Does anyone have a good framework to recommend that handles the stages of processing of
file oriented transactions. Our scenario is simple – we receive file, validate it, if something wrong we abort and generate report. If file is good, goes to next stage. At some stages some valid data can be extracted and further processed and some that is invalid would be held and errors reported.
One can argue ESB can be used to do this, but I am really looking for something that is just a bit more automated than having a shell scripts and cron jobs.
Does anyone have a good, open source framework to recommend for these file watching, movement and job triggering tasks?
Very Small Scale
incron (inotify based cron) and every job as a single script.
Very simple, allows you to drop your files into designated directories and a job will be submitted automatically to the script.
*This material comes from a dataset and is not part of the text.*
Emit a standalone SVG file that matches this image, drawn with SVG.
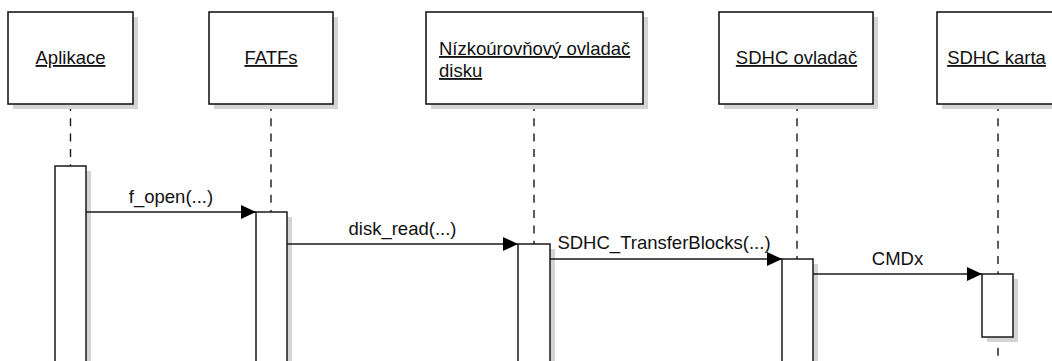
<svg xmlns="http://www.w3.org/2000/svg" width="1052" height="361" viewBox="0 0 1052 361">
  <style>
    .box { fill: #ffffff; stroke: #1a1a1a; stroke-width: 1.6; }
    .shadow { fill: #d4d4d4; stroke: none; }
    .bar { fill: #ffffff; stroke: #1a1a1a; stroke-width: 1.5; }
    .life { stroke: #1a1a1a; stroke-width: 1.4; stroke-dasharray: 8 7.3; fill: none; }
    .msg { stroke: #1a1a1a; stroke-width: 1.4; fill: none; marker-end: url(#head); }
    .lbl { font-family: "Liberation Sans", Arial, sans-serif; font-size: 18.5px; fill: #111111; }
    .name { text-decoration: underline; }
  </style>
  <defs>
    <marker id="head" viewBox="0 0 15 14" refX="15" refY="7" markerWidth="15" markerHeight="14" markerUnits="userSpaceOnUse" orient="auto">
      <path d="M0,0 L15,7 L0,14 Z" fill="#000000"/>
    </marker>
  </defs>

  <rect width="1052" height="361" fill="#ffffff"/>

  <!-- lifelines (dashed), drawn beneath the activation bars -->
  <g id="lifelines">
    <line class="life" x1="70.5" y1="103" x2="70.5" y2="361"/>
    <line class="life" x1="271" y1="103" x2="271" y2="361"/>
    <line class="life" x1="534" y1="103" x2="534" y2="361"/>
    <line class="life" x1="797" y1="103" x2="797" y2="361"/>
    <line class="life" x1="998" y1="103" x2="998" y2="361"/>
  </g>

  <g id="aplikace">
    <rect class="shadow" x="13" y="17" width="125" height="92"/>
    <rect class="box" x="8" y="12" width="125" height="92"/>
    <text class="lbl name" x="70.5" y="64" text-anchor="middle">Aplikace</text>
    <rect class="shadow" x="60" y="171" width="31" height="200"/>
    <rect class="bar" x="55" y="166" width="31" height="200"/>
  </g>

  <g id="fatfs">
    <rect class="shadow" x="214" y="17" width="124" height="92"/>
    <rect class="box" x="209" y="12" width="124" height="92"/>
    <text class="lbl name" x="271" y="64" text-anchor="middle">FATFs</text>
    <rect class="shadow" x="261" y="217" width="31" height="160"/>
    <rect class="bar" x="256" y="212" width="31" height="160"/>
  </g>

  <g id="disk-driver">
    <rect class="shadow" x="431" y="17" width="217" height="92"/>
    <rect class="box" x="426" y="12" width="217" height="92"/>
    <text class="lbl name" x="439" y="55">Nízkoúrovňový ovladač</text>
    <text class="lbl name" x="439" y="77">disku</text>
    <rect class="shadow" x="523" y="249" width="32" height="130"/>
    <rect class="bar" x="518" y="244" width="32" height="130"/>
  </g>

  <g id="sdhc-driver">
    <rect class="shadow" x="724" y="17" width="154" height="92"/>
    <rect class="box" x="719" y="12" width="154" height="92"/>
    <text class="lbl name" x="796.5" y="64" text-anchor="middle">SDHC ovladač</text>
    <rect class="shadow" x="787" y="264" width="31" height="110"/>
    <rect class="bar" x="782" y="259" width="31" height="110"/>
  </g>

  <g id="sdhc-card">
    <rect class="shadow" x="942" y="17" width="122" height="92"/>
    <rect class="box" x="937" y="12" width="122" height="92"/>
    <text class="lbl name" x="996.5" y="64" text-anchor="middle">SDHC karta</text>
    <rect class="shadow" x="987" y="279" width="31" height="63"/>
    <rect class="bar" x="982" y="274" width="31" height="63"/>
  </g>

  <!-- synchronous calls -->
  <g id="connectors">
    <line class="msg" x1="86" y1="212" x2="256" y2="212"/>
    <text class="lbl" x="171" y="203" text-anchor="middle">f_open(...)</text>
    <line class="msg" x1="287" y1="244" x2="518" y2="244"/>
    <text class="lbl" x="402.5" y="235" text-anchor="middle">disk_read(...)</text>
    <line class="msg" x1="550" y1="259" x2="782" y2="259"/>
    <text class="lbl" x="664" y="249" text-anchor="middle">SDHC_TransferBlocks(...)</text>
    <line class="msg" x1="813" y1="274" x2="982" y2="274"/>
    <text class="lbl" x="897.5" y="265" text-anchor="middle">CMDx</text>
  </g>
</svg>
This does however require you to implement logging and file shuffling yourself. It also requires you to implement a (simplistic) framework for identifying the jobs which is required when logging/submitting back a success or error.
Small/Medium Scale
Celery and shared storage*.
The initial investment for setting up celery is worth it, you get error reporting and a solid processing framework.
Small/Medium Scale
Delayed Job and shared storage*.
Like celery but ruby specific. Has a neat gui.
Large Scale (just for kicks)
Luigi and Hadoop
Luigi for processing, Hadoop for storing and providing your job data.
shared storage*: NFS would be the absolute simplest way of sharing files across nodes, you submit a file to your storage solution and a reference to that file in a job submitted to the associated framework.
Full disclosure: I work for Spotify.